● Written problem
Leave out the pictures; transcribe all else exactly.

● Data block
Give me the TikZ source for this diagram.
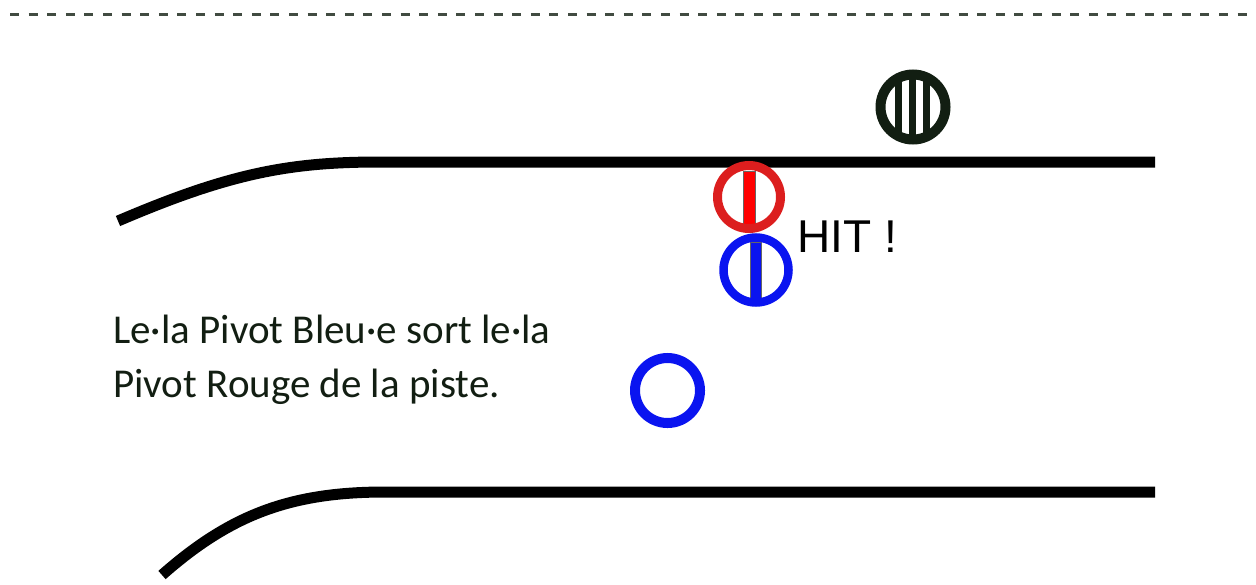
\documentclass[tikz,border=0pt]{standalone}
\usepackage{fontspec}
\setmainfont{Carlito}
\newfontfamily\hitfont{Liberation Sans}
\usepackage{tikz}

\definecolor{inkgreen}{RGB}{18,30,18}
\definecolor{ringred}{RGB}{220,30,30}
\definecolor{pivotblue}{RGB}{10,20,240}

\begin{document}
\begin{tikzpicture}[x=1pt,y=-1pt]
      \useasboundingbox (0,0) rectangle (1256,584);
      % limite du terrain
      \draw[line width=3pt, color=inkgreen!80, dash pattern=on 9pt off 9.6pt]
      (10,14) -- (1256,14);
      % bords de la piste
      \draw[line width=11pt] (118,221) .. controls (230,173) and (290,162) .. (380,162) -- (1155,162);
      \draw[line width=11pt] (162,575) .. controls (230,515) and (290,492) .. (385,492) -- (1155,492);
      % pivot noir
      \draw[line width=10pt, color=inkgreen] (913,107) circle (32.5);
      \foreach \x in {898,912,926}
      \fill[inkgreen] (\x-3.5,78) rectangle (\x+3.5,136);
      % pivot rouge
      \filldraw[draw=black!60, fill=red, line width=.8pt] (743,171) rectangle (755,224);
      \draw[line width=9pt, color=ringred] (749,197) circle (31.5);
      % pivot bleu
      \filldraw[draw=black!60, fill=pivotblue, line width=.8pt] (750.5,242) rectangle (761.5,298);
      \draw[line width=8.5pt, color=pivotblue] (756,270) circle (32.5);
      \draw[line width=10pt, color=pivotblue] (667.5,390.5) circle (32.5);
      % textes
      \node[anchor=base west, inner sep=0pt, font=\hitfont\fontsize{46}{50}\selectfont]
      (hit) at (797,252) {HIT !};
      \node[anchor=base west, inner sep=0pt, align=left, text=inkgreen,
      font=\fontsize{41}{54}\selectfont] (legende) at (113,397)
      {Le·la Pivot Bleu·e sort le·la\\Pivot Rouge de la piste.};
    \end{tikzpicture}
\end{document}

● Result below
Give me the TikZ source for this diagram.
\documentclass[tikz,border=0pt]{standalone}
\usepackage{fontspec}
\setmainfont{Carlito}
\newfontfamily\hitfont{Liberation Sans}
\usepackage{tikz}

\definecolor{inkgreen}{RGB}{18,30,18}
\definecolor{ringred}{RGB}{220,30,30}
\definecolor{pivotblue}{RGB}{10,20,240}

\begin{document}
\begin{tikzpicture}[x=1pt,y=-1pt]
      \useasboundingbox (0,0) rectangle (1256,584);
      % limite du terrain
      \draw[line width=3pt, color=inkgreen!80, dash pattern=on 9pt off 9.6pt]
      (10,14) -- (1256,14);
      % bords de la piste
      \draw[line width=11pt] (118,221) .. controls (230,173) and (290,162) .. (380,162) -- (1155,162);
      \draw[line width=11pt] (162,575) .. controls (230,515) and (290,492) .. (385,492) -- (1155,492);
      % pivot noir
      \draw[line width=10pt, color=inkgreen] (913,107) circle (32.5);
      \foreach \x in {898,912,926}
      \fill[inkgreen] (\x-3.5,78) rectangle (\x+3.5,136);
      % pivot rouge
      \filldraw[draw=black!60, fill=red, line width=.8pt] (743,171) rectangle (755,224);
      \draw[line width=9pt, color=ringred] (749,197) circle (31.5);
      % pivot bleu
      \filldraw[draw=black!60, fill=pivotblue, line width=.8pt] (750.5,242) rectangle (761.5,298);
      \draw[line width=8.5pt, color=pivotblue] (756,270) circle (32.5);
      \draw[line width=10pt, color=pivotblue] (667.5,390.5) circle (32.5);
      % textes
      \node[anchor=base west, inner sep=0pt, font=\hitfont\fontsize{46}{50}\selectfont]
      (hit) at (797,252) {HIT !};
      \node[anchor=base west, inner sep=0pt, align=left, text=inkgreen,
      font=\fontsize{41}{54}\selectfont] (legende) at (113,397)
      {Le·la Pivot Bleu·e sort le·la\\Pivot Rouge de la piste.};
    \end{tikzpicture}
\end{document}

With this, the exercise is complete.